L’auteur est astucieux. Il commence par disséquer la construction de nos convictions, avec une approche très anglo-saxonne : méthodique, documentée et didactique. Puis il propose des pistes concrètes. Pas pour résoudre le bouleversement climatique, mais pour mettre en branle le changement des mentalités.

La surprise du livre, et de taille, est de démontrer que, au fond, les processus mentaux à l’œuvre sont assez similaires chez les écolos et chez leurs opposants. Au passage, Marshall cite des études montrant que l’acceptation du risque climatique n’a rien à voir avec le QI.

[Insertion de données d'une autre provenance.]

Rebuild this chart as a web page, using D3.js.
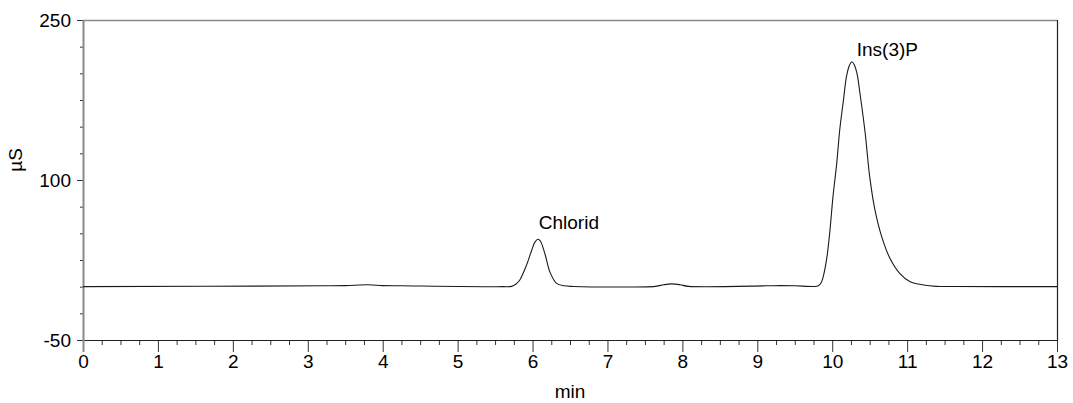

Après avoir rencontré des dizaines de psychologues, neurologues, sociologues, après avoir discuté avec des libertariens, des partisans de l’America first (« L’Amérique d’abord »), des industriels, il s’est forgé une intime conviction : dans l’état d’urgence climatique, il est tout à fait possible de gagner ceux que nous considérons comme nos adversaires à la cause sans renier nos valeurs ni nos objectifs – si nous ne demandons pas aux climato-sceptiques, au préalable, de se renier eux-mêmes. Il faut juste trouver, affirme-t-il, des codes que le camp d’en face puisse s’approprier. Il faut bâtir un autre récit.

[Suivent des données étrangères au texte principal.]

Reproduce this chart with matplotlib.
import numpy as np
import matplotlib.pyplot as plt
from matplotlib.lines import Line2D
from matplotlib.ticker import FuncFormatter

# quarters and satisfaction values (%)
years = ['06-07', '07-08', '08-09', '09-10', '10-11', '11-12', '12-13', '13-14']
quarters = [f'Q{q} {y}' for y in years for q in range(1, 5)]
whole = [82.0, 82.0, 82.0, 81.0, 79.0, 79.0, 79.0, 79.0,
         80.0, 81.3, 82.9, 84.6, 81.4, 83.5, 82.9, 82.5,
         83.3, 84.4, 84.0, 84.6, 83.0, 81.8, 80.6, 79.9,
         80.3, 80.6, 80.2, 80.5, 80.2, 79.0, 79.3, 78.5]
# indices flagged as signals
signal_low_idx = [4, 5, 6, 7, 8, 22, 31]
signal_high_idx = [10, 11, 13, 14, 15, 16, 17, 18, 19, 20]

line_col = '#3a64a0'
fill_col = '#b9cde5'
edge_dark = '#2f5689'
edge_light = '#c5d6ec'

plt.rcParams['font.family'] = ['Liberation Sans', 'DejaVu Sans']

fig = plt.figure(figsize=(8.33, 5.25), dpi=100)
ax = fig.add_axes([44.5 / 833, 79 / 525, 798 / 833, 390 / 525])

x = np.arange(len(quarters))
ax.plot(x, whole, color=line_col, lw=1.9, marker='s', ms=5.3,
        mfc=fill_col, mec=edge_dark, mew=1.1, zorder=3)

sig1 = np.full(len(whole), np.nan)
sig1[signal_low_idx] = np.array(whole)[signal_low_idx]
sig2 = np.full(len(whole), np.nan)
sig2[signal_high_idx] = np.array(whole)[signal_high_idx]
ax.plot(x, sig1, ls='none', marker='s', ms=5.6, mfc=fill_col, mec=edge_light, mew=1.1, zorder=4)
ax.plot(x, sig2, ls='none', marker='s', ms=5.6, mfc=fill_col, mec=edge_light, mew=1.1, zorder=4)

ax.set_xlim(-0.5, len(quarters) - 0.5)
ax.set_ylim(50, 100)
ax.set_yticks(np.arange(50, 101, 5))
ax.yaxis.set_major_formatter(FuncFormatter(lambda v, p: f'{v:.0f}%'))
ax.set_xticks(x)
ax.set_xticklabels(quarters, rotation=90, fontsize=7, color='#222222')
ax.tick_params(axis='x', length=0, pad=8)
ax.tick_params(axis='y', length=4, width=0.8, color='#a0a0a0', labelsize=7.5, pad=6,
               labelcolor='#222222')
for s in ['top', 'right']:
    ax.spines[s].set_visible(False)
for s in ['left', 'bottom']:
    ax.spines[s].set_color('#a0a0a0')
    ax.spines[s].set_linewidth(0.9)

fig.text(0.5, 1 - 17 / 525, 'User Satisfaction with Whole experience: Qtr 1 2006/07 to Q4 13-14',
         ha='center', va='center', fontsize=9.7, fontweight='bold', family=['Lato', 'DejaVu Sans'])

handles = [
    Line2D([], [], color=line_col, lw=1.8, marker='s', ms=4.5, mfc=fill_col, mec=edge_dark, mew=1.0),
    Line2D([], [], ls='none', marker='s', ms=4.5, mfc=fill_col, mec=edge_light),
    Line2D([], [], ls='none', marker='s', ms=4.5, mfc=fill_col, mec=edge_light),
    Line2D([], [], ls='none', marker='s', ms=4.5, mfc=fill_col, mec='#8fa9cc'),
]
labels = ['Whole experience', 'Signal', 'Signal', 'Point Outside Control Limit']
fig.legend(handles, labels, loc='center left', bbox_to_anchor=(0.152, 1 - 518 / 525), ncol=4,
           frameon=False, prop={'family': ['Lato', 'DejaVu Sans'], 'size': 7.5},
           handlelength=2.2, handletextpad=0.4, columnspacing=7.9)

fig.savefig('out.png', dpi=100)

Une anecdote personnelle, pour conclure : l’été dernier, un candidat Vert aux législatives me disait qu’il ne parvenait à toucher les climato-sceptiques que lorsqu’il évoquait la disparition des hirondelles (et non pas quand il parlait du lointain ours blanc). Voilà ce que nous devons apprendre à partager. Et voilà pourquoi on ressort de ce Syndrome de l’autruche avec l’envie de secouer le cocotier et, chose de plus en plus rare, avec l’espoir… qu’il reste un peu d’espoir.

Une phrase du livre
« Pour ceux qui doutent de la réalité du changement climatique, les exhortations à changer leur mode de vie ne font que confirmer leurs soupçons : la menace véritable vient de ces gauchistes d’écolos qui veulent contrôler chaque aspect de leur existence. »

Un extrait du livre
« Le changement climatique n’appartient pas aux écologistes ; ce n’est même pas une question environnementale. Bien sûr, il s’inscrit dans le cadre des préoccupations et incidences sur l’environnement, mais il le dépasse de très loin. Dès que nous le plaçons dans une catégorie, nous limitons la compréhension du problème.

Il est évident que les écologistes peuvent en parler autant qu’ils veulent sur leurs propres réseaux mais, pour attirer davantage l’attention et bénéficier d’une meilleure couverture médiatique, je vous le dis, laissez tomber tous les accessoires écolos, notamment les ours polaires, les « Sauvons la planète » et tout autre élément de langage qui cantonne le changement climatique au domaine culturel exclusif de l’écologie.

Par-dessus tout, il nous faudra combler le fossé partisan entre la gauche et la droite en ouvrant le changement climatique aux cadrages conservateurs et en leur permettant de s’approprier la question.

Il est essentiel pour cela d’affirmer des valeurs plus universelles, qui, des expériences l’ont montré, rendent les populations bien plus disposées à accepter des informations qui remettent en cause leur vision du monde. Les communicants devront ainsi inverser le courant qui transforme les données scientifiques en valeurs, et commencer par comprendre et valider les valeurs, puis trouver des façons de les faire dialoguer avec la problématique du changement climatique. »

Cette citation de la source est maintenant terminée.